Written task:
Select, from the data, each line where "this" occurs.

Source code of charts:

-- Begin --

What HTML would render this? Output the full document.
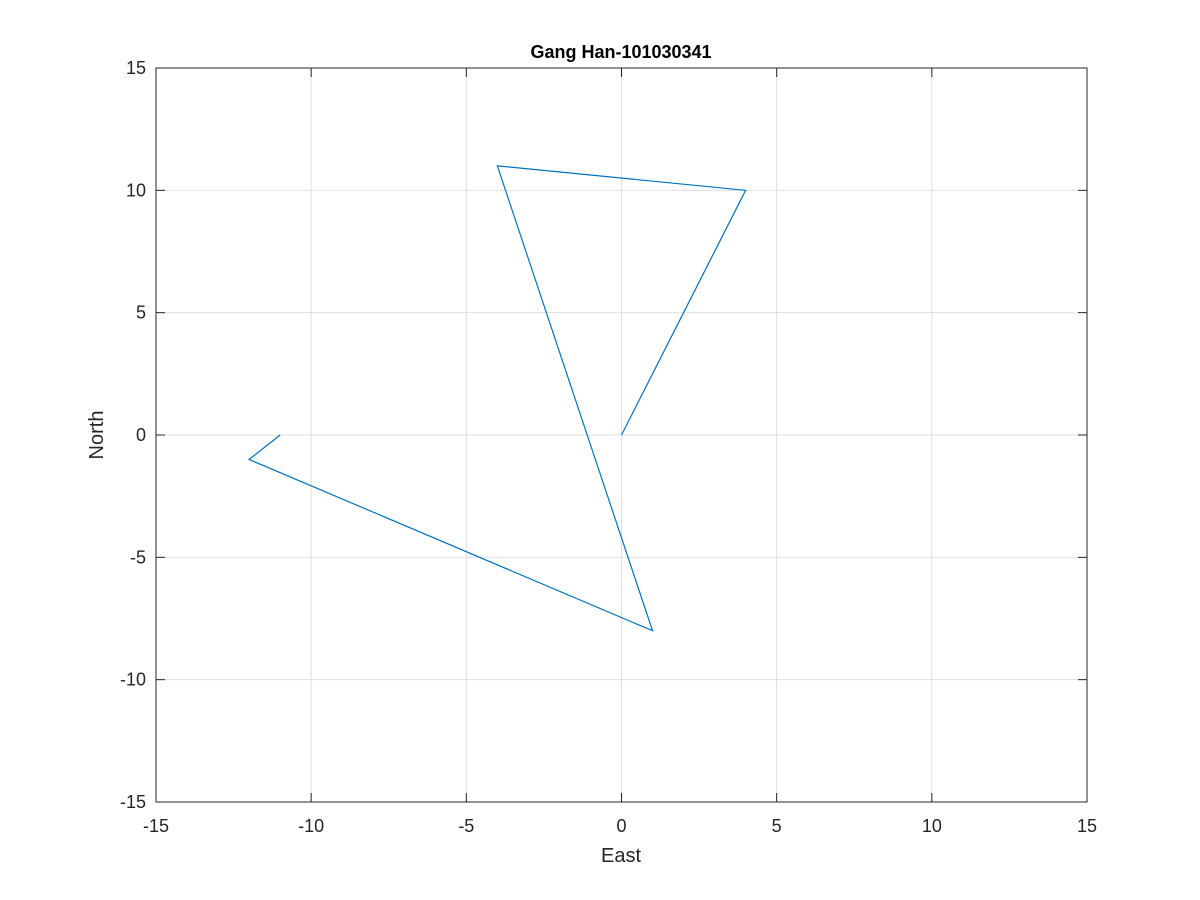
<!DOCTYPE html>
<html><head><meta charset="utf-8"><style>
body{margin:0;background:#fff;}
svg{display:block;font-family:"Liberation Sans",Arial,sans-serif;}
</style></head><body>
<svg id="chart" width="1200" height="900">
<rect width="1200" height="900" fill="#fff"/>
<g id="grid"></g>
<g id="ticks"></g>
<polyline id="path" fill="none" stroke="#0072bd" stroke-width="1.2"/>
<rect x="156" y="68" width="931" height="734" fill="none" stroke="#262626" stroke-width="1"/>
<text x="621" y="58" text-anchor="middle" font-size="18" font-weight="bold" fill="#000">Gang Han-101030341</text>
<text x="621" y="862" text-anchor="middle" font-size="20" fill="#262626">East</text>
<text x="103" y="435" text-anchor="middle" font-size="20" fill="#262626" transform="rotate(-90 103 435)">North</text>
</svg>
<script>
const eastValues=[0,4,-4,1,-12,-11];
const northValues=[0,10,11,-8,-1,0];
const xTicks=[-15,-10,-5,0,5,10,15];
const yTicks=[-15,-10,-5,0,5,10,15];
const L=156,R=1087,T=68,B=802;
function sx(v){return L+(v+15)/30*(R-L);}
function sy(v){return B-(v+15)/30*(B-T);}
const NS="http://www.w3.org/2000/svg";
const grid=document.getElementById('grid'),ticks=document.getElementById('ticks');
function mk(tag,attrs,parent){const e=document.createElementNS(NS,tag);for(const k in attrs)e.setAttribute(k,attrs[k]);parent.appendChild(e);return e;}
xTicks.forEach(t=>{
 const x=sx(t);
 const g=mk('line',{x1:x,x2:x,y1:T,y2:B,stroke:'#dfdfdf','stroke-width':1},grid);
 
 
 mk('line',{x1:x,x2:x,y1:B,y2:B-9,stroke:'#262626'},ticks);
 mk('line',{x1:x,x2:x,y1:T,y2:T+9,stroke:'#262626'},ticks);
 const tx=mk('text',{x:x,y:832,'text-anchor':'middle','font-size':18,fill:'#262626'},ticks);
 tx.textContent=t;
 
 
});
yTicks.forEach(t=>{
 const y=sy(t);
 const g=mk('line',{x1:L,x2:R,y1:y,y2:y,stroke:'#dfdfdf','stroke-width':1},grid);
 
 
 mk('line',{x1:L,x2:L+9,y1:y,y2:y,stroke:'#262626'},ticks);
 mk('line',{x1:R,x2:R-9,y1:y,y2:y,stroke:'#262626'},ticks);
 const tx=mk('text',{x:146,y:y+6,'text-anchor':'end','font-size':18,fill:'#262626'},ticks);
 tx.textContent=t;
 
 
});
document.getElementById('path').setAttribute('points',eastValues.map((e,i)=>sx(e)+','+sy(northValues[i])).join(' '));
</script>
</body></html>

-- End --
-- Begin --

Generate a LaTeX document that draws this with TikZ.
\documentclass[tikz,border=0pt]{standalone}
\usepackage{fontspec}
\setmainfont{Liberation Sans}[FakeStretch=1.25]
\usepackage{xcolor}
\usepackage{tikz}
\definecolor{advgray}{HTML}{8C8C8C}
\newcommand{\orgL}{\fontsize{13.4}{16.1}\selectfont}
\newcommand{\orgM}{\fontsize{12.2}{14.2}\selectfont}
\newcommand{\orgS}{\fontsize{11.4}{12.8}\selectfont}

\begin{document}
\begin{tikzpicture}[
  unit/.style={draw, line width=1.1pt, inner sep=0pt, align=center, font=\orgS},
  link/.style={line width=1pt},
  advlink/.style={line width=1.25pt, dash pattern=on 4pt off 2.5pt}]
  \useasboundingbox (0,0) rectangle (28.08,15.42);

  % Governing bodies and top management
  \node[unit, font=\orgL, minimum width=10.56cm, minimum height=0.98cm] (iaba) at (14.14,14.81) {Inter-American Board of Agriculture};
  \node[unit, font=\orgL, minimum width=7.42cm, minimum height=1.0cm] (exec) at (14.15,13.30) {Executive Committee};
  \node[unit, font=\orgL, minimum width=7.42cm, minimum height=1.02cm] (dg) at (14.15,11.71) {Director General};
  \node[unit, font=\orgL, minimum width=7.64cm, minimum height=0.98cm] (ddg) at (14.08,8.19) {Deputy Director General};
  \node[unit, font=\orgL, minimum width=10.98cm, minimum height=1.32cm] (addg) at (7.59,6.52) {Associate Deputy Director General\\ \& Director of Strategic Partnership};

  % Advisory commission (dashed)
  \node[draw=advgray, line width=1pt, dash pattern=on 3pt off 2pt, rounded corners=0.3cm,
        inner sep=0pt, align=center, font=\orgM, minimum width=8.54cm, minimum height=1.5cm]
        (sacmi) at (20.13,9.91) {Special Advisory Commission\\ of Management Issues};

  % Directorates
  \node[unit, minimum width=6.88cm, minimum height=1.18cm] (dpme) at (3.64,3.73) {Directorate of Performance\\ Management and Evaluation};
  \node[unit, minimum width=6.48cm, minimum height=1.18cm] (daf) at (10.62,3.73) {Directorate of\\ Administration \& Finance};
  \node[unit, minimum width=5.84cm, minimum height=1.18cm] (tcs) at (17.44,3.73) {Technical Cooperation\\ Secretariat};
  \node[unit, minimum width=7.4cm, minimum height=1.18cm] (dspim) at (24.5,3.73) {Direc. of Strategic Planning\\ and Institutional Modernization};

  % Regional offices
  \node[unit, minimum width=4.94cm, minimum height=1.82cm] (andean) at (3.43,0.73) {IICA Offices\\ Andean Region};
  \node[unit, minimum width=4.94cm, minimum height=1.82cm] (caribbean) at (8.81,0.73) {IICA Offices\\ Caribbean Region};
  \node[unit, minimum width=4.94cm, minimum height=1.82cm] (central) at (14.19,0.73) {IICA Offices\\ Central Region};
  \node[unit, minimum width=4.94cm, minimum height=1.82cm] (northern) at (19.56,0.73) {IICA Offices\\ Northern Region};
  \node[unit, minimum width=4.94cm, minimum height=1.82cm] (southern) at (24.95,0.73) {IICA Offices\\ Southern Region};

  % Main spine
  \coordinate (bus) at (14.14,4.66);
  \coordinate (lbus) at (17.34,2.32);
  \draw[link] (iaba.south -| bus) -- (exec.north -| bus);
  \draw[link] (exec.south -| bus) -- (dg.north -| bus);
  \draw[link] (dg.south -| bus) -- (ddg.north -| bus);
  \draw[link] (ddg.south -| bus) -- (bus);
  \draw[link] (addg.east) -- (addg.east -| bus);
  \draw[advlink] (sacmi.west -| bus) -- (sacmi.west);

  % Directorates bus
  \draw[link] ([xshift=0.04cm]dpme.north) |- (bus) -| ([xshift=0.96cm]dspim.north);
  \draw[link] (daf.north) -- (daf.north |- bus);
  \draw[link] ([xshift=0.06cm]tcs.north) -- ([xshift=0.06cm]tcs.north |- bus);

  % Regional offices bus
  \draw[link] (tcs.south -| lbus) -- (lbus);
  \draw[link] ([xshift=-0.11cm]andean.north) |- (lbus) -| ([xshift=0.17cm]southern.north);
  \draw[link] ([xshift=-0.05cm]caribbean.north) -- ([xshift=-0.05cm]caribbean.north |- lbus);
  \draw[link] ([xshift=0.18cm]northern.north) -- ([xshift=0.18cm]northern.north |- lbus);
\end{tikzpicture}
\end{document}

-- End --
-- Begin --

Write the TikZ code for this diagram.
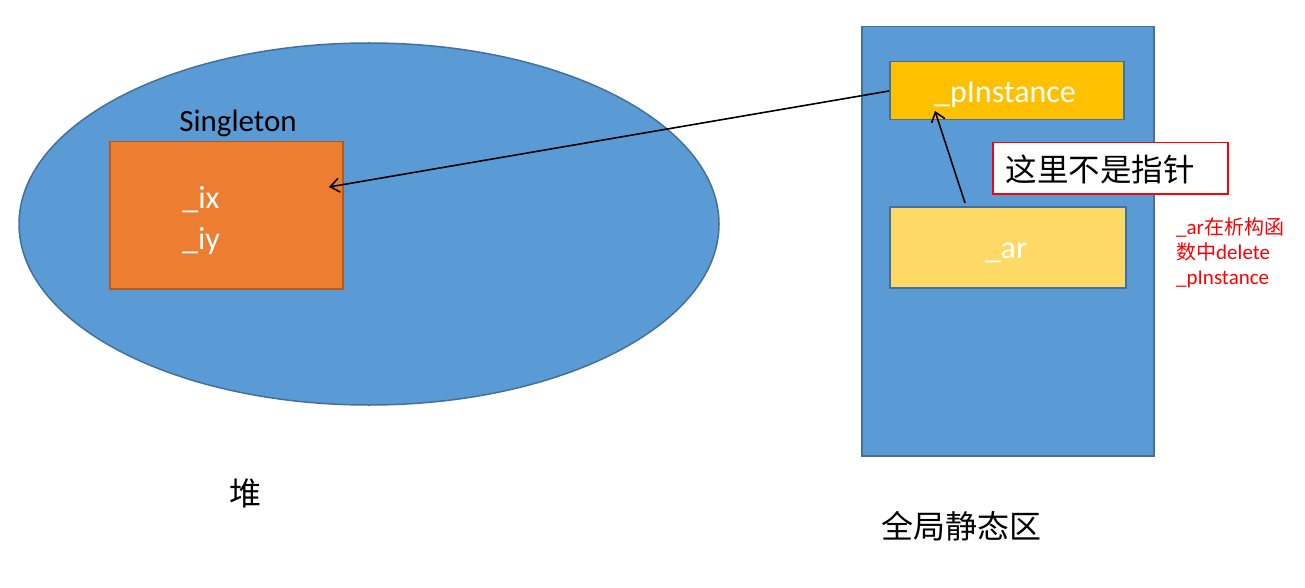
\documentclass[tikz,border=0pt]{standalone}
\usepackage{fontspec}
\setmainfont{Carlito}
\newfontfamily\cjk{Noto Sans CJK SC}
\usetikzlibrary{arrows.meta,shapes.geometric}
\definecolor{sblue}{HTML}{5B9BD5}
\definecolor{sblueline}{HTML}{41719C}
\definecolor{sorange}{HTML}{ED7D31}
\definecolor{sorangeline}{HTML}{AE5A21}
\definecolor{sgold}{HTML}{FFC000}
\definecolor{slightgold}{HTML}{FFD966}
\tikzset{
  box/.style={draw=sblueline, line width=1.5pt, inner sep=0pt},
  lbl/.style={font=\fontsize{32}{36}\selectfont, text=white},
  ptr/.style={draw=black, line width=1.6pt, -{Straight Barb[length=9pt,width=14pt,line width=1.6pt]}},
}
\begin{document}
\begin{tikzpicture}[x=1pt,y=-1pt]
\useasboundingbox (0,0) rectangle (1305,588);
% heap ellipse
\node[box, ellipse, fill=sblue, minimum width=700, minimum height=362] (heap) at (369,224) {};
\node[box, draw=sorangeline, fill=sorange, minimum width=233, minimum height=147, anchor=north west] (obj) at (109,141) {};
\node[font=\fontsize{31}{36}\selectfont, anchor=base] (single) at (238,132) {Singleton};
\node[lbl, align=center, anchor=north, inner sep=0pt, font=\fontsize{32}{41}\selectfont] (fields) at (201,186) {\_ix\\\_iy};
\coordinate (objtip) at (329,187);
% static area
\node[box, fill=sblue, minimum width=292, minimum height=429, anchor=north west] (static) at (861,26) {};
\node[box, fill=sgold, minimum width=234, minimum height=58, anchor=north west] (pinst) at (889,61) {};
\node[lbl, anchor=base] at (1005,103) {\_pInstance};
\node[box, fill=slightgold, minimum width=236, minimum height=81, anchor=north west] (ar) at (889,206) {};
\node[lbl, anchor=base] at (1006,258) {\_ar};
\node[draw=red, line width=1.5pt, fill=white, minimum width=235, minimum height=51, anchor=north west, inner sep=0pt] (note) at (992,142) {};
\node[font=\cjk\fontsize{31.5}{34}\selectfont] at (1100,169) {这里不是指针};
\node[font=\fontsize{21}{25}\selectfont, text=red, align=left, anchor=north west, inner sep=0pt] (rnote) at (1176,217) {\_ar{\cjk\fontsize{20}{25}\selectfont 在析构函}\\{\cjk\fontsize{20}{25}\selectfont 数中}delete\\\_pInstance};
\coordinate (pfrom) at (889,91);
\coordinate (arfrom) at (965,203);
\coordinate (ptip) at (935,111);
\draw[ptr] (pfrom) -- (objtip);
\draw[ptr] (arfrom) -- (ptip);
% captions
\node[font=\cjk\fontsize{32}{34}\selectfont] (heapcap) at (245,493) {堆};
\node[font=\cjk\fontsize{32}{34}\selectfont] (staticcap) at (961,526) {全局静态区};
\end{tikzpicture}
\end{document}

-- End --

Solution:
What HTML would render this? Output the full document.
Generate a LaTeX document that draws this with TikZ.
Write the TikZ code for this diagram.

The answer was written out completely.